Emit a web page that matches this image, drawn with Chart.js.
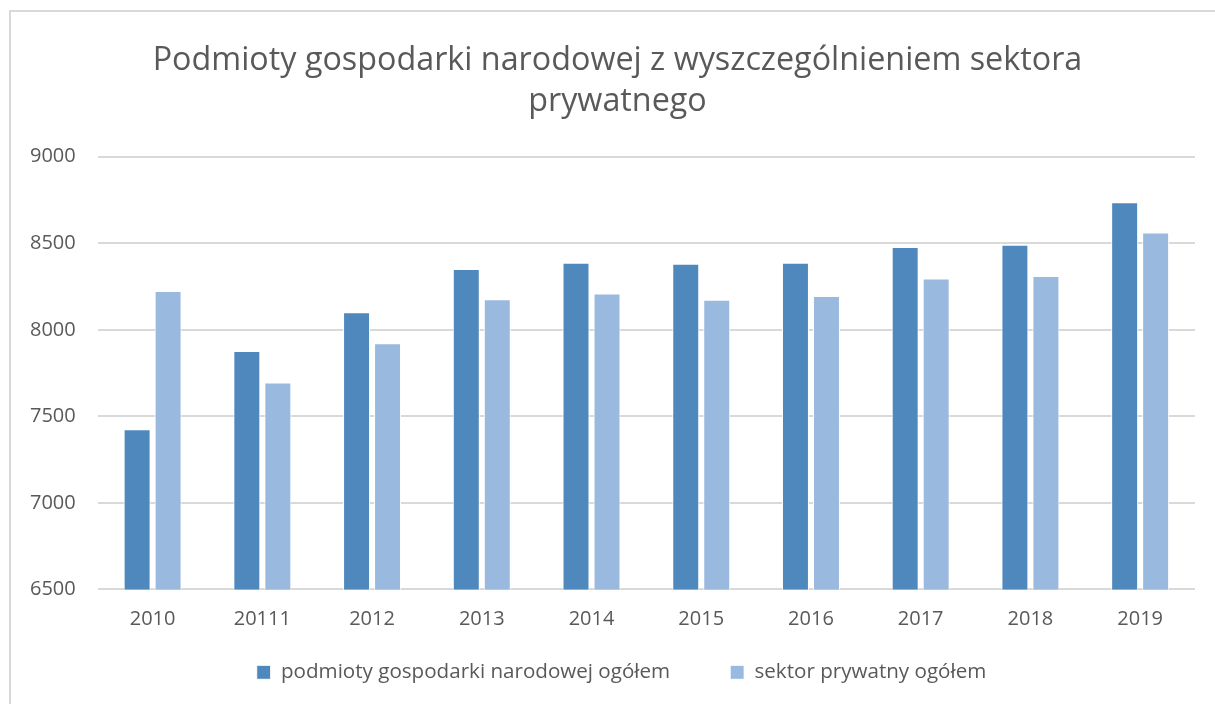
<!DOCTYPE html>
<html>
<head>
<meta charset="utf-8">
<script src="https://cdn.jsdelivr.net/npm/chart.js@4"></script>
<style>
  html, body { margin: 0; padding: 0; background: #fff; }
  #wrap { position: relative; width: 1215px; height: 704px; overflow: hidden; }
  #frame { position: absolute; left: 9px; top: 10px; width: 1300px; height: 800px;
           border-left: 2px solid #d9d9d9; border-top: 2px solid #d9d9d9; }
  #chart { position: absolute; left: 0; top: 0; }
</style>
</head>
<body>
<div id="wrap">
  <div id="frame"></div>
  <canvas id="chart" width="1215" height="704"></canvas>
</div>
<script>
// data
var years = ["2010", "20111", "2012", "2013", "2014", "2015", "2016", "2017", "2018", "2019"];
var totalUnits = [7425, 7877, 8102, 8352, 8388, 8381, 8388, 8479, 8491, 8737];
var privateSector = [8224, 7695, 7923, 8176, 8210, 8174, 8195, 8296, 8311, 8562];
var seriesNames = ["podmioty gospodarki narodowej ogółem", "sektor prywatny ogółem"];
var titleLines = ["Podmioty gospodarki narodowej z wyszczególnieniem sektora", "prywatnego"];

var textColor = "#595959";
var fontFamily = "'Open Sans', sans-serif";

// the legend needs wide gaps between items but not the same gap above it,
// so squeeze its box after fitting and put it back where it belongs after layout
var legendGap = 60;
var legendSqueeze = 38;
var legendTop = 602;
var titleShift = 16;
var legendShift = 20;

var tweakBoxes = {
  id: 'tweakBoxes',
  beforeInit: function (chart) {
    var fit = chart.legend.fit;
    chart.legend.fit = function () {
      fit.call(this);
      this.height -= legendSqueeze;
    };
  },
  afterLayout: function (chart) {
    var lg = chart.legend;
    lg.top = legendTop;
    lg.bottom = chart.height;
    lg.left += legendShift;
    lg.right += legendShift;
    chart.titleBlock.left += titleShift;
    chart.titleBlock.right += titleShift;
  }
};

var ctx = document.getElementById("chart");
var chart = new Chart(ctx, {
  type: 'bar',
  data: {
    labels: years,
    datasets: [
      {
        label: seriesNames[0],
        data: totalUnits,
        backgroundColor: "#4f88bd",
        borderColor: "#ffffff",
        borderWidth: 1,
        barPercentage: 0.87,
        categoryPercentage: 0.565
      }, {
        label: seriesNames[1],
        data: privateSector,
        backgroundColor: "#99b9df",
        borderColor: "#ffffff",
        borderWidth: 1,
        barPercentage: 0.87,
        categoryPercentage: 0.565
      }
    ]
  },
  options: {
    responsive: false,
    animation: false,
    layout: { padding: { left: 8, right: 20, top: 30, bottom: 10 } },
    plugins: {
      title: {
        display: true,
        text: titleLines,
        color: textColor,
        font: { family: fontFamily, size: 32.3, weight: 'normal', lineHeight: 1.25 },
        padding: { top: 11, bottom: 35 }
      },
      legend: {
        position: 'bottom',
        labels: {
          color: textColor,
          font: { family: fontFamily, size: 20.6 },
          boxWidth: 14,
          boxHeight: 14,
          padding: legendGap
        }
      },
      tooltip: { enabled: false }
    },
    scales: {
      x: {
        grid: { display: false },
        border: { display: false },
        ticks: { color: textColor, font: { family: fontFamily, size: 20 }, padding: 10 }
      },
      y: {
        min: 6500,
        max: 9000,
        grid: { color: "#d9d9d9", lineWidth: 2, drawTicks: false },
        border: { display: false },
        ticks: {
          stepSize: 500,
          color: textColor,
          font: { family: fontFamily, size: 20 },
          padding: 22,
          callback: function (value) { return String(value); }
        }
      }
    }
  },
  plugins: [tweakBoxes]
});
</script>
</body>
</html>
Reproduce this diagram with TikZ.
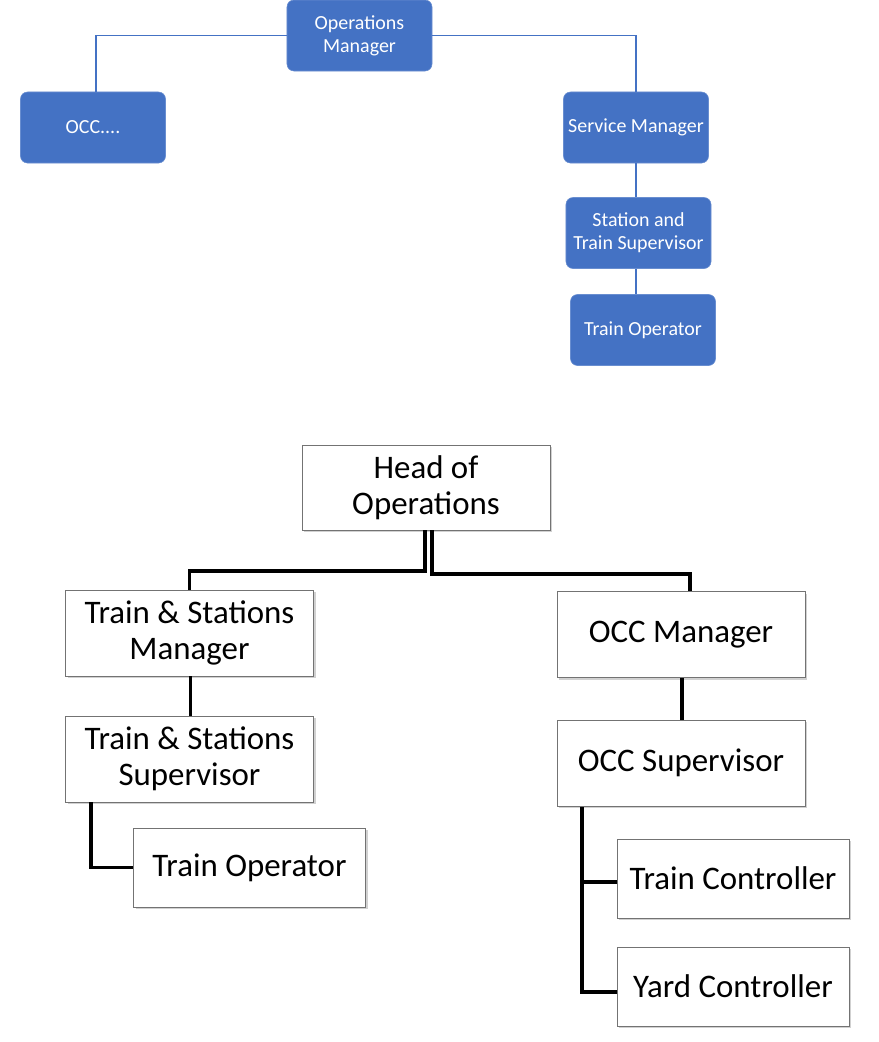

Direction:
Give the material again exactly as it is, but keep the pictures out.

Answer for the task:
Emit a web page that matches this image, drawn with Chart.js.
<!DOCTYPE html>
<html>
<head>
<meta charset="utf-8">
<script src="https://cdn.jsdelivr.net/npm/chart.js@4"></script>
<style>
  html, body { margin: 0; padding: 0; background: #fff; }
  #wrap { position: relative; width: 1215px; height: 704px; overflow: hidden; }
  #frame { position: absolute; left: 9px; top: 10px; width: 1300px; height: 800px;
           border-left: 2px solid #d9d9d9; border-top: 2px solid #d9d9d9; }
  #chart { position: absolute; left: 0; top: 0; }
</style>
</head>
<body>
<div id="wrap">
  <div id="frame"></div>
  <canvas id="chart" width="1215" height="704"></canvas>
</div>
<script>
// data
var years = ["2010", "20111", "2012", "2013", "2014", "2015", "2016", "2017", "2018", "2019"];
var totalUnits = [7425, 7877, 8102, 8352, 8388, 8381, 8388, 8479, 8491, 8737];
var privateSector = [8224, 7695, 7923, 8176, 8210, 8174, 8195, 8296, 8311, 8562];
var seriesNames = ["podmioty gospodarki narodowej ogółem", "sektor prywatny ogółem"];
var titleLines = ["Podmioty gospodarki narodowej z wyszczególnieniem sektora", "prywatnego"];

var textColor = "#595959";
var fontFamily = "'Open Sans', sans-serif";

// the legend needs wide gaps between items but not the same gap above it,
// so squeeze its box after fitting and put it back where it belongs after layout
var legendGap = 60;
var legendSqueeze = 38;
var legendTop = 602;
var titleShift = 16;
var legendShift = 20;

var tweakBoxes = {
  id: 'tweakBoxes',
  beforeInit: function (chart) {
    var fit = chart.legend.fit;
    chart.legend.fit = function () {
      fit.call(this);
      this.height -= legendSqueeze;
    };
  },
  afterLayout: function (chart) {
    var lg = chart.legend;
    lg.top = legendTop;
    lg.bottom = chart.height;
    lg.left += legendShift;
    lg.right += legendShift;
    chart.titleBlock.left += titleShift;
    chart.titleBlock.right += titleShift;
  }
};

var ctx = document.getElementById("chart");
var chart = new Chart(ctx, {
  type: 'bar',
  data: {
    labels: years,
    datasets: [
      {
        label: seriesNames[0],
        data: totalUnits,
        backgroundColor: "#4f88bd",
        borderColor: "#ffffff",
        borderWidth: 1,
        barPercentage: 0.87,
        categoryPercentage: 0.565
      }, {
        label: seriesNames[1],
        data: privateSector,
        backgroundColor: "#99b9df",
        borderColor: "#ffffff",
        borderWidth: 1,
        barPercentage: 0.87,
        categoryPercentage: 0.565
      }
    ]
  },
  options: {
    responsive: false,
    animation: false,
    layout: { padding: { left: 8, right: 20, top: 30, bottom: 10 } },
    plugins: {
      title: {
        display: true,
        text: titleLines,
        color: textColor,
        font: { family: fontFamily, size: 32.3, weight: 'normal', lineHeight: 1.25 },
        padding: { top: 11, bottom: 35 }
      },
      legend: {
        position: 'bottom',
        labels: {
          color: textColor,
          font: { family: fontFamily, size: 20.6 },
          boxWidth: 14,
          boxHeight: 14,
          padding: legendGap
        }
      },
      tooltip: { enabled: false }
    },
    scales: {
      x: {
        grid: { display: false },
        border: { display: false },
        ticks: { color: textColor, font: { family: fontFamily, size: 20 }, padding: 10 }
      },
      y: {
        min: 6500,
        max: 9000,
        grid: { color: "#d9d9d9", lineWidth: 2, drawTicks: false },
        border: { display: false },
        ticks: {
          stepSize: 500,
          color: textColor,
          font: { family: fontFamily, size: 20 },
          padding: 22,
          callback: function (value) { return String(value); }
        }
      }
    }
  },
  plugins: [tweakBoxes]
});
</script>
</body>
</html>
Reproduce this diagram with TikZ.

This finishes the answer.